Flyin’ High – Professor Louie and the Crowmatix
Woodstock Records 4010
Many records have a noticeable imprint of a recording of the past.
Professor Louie and the Crowmatix sounds exactly like The Band, but far more
polished and perfected. The influence isn't hidden, since several members of
the classic 60's combo assisted on the record and Professor Louie himself
was a member of The Band in its post Last Waltz years. Levon Helm and
Danko both wrote tunes on Flyin’ High and Garth Hudson arranged and
piano on seven of the 11 tracks. Not that I'm complaining. This record
sounds as if Big Pink has become a modern, digital studio.
The tunes are all creative and have interesting choruses and there are
dozens of instrumental colors painted all over the place. The most classic
Band sound is found in the frequent use of rickety upright saloon pianos
instead of brightly tuned baby grands. Some other instruments include
accordion, mandolin, bass, drums, slide guitar, trombone, sax and trumpet.
Flyin’ High pulls dozens of musicians into the studio to make a rich
sounding piece of art.
My one complaint is that it sometimes sounds too perfect. The magic
of great roots albums is that they could easily be recorded in the living
rooms of our heroes. Professor Louie's crew rehearsed way too much to give
the impression of spontaneity. Regardless, this album could easily become a
classic in underground roots rock circles. The vocals are absolutely
stunning with crystal clear harmonies and emotional crescendos.
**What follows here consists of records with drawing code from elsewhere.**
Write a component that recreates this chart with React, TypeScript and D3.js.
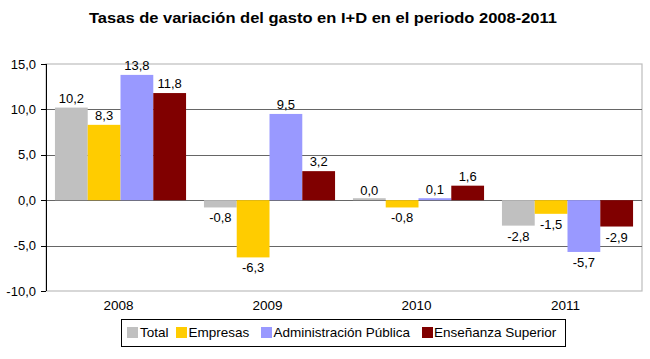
import React from "react";
import * as d3 from "d3";

const categories = ["2008", "2009", "2010", "2011"];
const seriesNames = ["Total", "Empresas", "Administración Pública", "Enseñanza Superior"];
const seriesColors = ["#C0C0C0", "#FFCC00", "#9999FF", "#800000"];
const total = [10.2, -0.8, 0.0, -2.8];
const empresas = [8.3, -6.3, -0.8, -1.5];
const administracion = [13.8, 9.5, 0.1, -5.7];
const ensenanza = [11.8, 3.2, 1.6, -2.9];
const yTicks = [15, 10, 5, 0, -5, -10];

const W = 650, H = 359;
const left = 46, right = 642, top = 64, bottom = 291;
const font = "'Liberation Sans', Arial, sans-serif";

export default function App() {
  const series = [total, empresas, administracion, ensenanza];
  const x = d3.scaleBand<string>().domain(categories).range([left, right]).paddingInner(0.12).paddingOuter(0.06);
  const inner = d3.scaleBand<number>().domain([0, 1, 2, 3]).range([0, x.bandwidth()]);
  const y = d3.scaleLinear().domain([-10, 15]).range([bottom, top]);
  const fmt = (v: number) => v.toFixed(1).replace(".", ",");

  const legendItems = [
    { sq: 127, tx: 140 },
    { sq: 176, tx: 188.5 },
    { sq: 261, tx: 273.5 },
    { sq: 422, tx: 434 },
  ];

  return (
    <svg width={W} height={H} style={{ position: "absolute", left: 0, top: 0, background: "#fff" }} fontFamily={font}>
      <text x={89} y={23} fontSize={15.5} fontWeight="bold" fill="#000" textLength={468} lengthAdjust="spacingAndGlyphs">
        Tasas de variación del gasto en I+D en el periodo 2008-2011
      </text>
      {/* plot border */}
      <rect x={left} y={top} width={right - left} height={bottom - top} fill="none" stroke="#BDBDBD" strokeWidth={1.2} />
      {yTicks.filter(t => t !== 15 && t !== -10).map(t => (
        <line key={t} x1={left} x2={right} y1={Math.round(y(t)) + 0.5} y2={Math.round(y(t)) + 0.5} stroke="#666" strokeWidth={1.2} />
      ))}
      {/* bars */}
      {series.map((vals, si) =>
        vals.map((v, ci) => {
          const bx = (x(categories[ci]) as number) + (inner(si) as number);
          const y0 = y(0), y1 = y(v);
          const d = Math.abs(y1 - y0);
          const h = Math.max(d, 2);
          const by = v >= 0 ? y1 - (d < 2 ? 2 - d : 0) : y0;
          return <rect key={si + "-" + ci} x={bx} y={by} width={inner.bandwidth()} height={h} fill={seriesColors[si]} />;
        })
      )}
      {/* labels */}
      {series.map((vals, si) =>
        vals.map((v, ci) => {
          const cx = (x(categories[ci]) as number) + (inner(si) as number) + inner.bandwidth() / 2;
          const ly = v >= 0 ? y(v) - 5 : y(v) + 15;
          return (
            <text key={"l" + si + "-" + ci} x={cx} y={ly} textAnchor="middle" fontSize={13} fill="#000">
              {fmt(v)}
            </text>
          );
        })
      )}
      {/* y axis */}
      <line x1={left + 0.5} x2={left + 0.5} y1={top} y2={bottom} stroke="#000" strokeWidth={1} />
      {yTicks.map(t => (
        <g key={"t" + t}>
          <line x1={left - 5} x2={left} y1={Math.round(y(t)) + 0.5} y2={Math.round(y(t)) + 0.5} stroke="#000" />
          <text x={36} y={y(t) + 4.5} textAnchor="end" fontSize={13} fill="#000">{fmt(t)}</text>
        </g>
      ))}
      {/* x labels */}
      {categories.map(c => (
        <text key={c} x={(x(c) as number) + x.bandwidth() / 2 - 2} y={309.5} textAnchor="middle" fontSize={13.5} fill="#000">{c}</text>
      ))}
      {/* legend */}
      <rect x={121.5} y={319.5} width={444} height={27} fill="#fff" stroke="#000" strokeWidth={1} />
      {seriesNames.map((n, i) => (
        <g key={n}>
          <rect x={legendItems[i].sq} y={327} width={11} height={11} fill={seriesColors[i]} />
          <text x={legendItems[i].tx} y={337} fontSize={13.5} fill="#000">{n}</text>
        </g>
      ))}
    </svg>
  );
}
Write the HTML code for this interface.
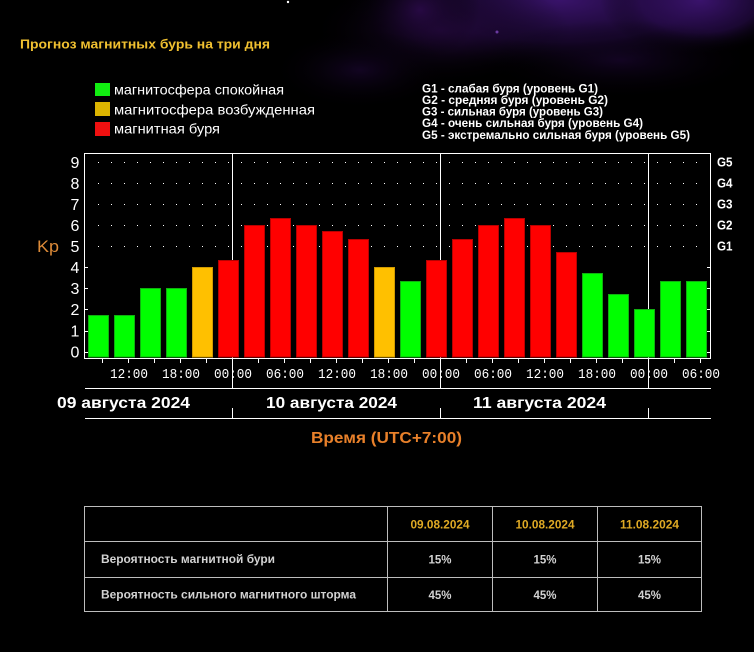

"Nashville Blues" is pretty clichand doesn't deliver the same
level of soul as the tunes that aren't trying to be blues. There is also a
version of "Jack-A-Roe" that is so upbeat and bouncy it loses its
seriousness as a traditional song.
Flyin’ High is a great reminder of how great music can sound
inside a studio as long as the songs are good and played with a little
gusto. It is truly worth the purchase, especially if you want to see what
the Robertson-less Band has been doing with their time.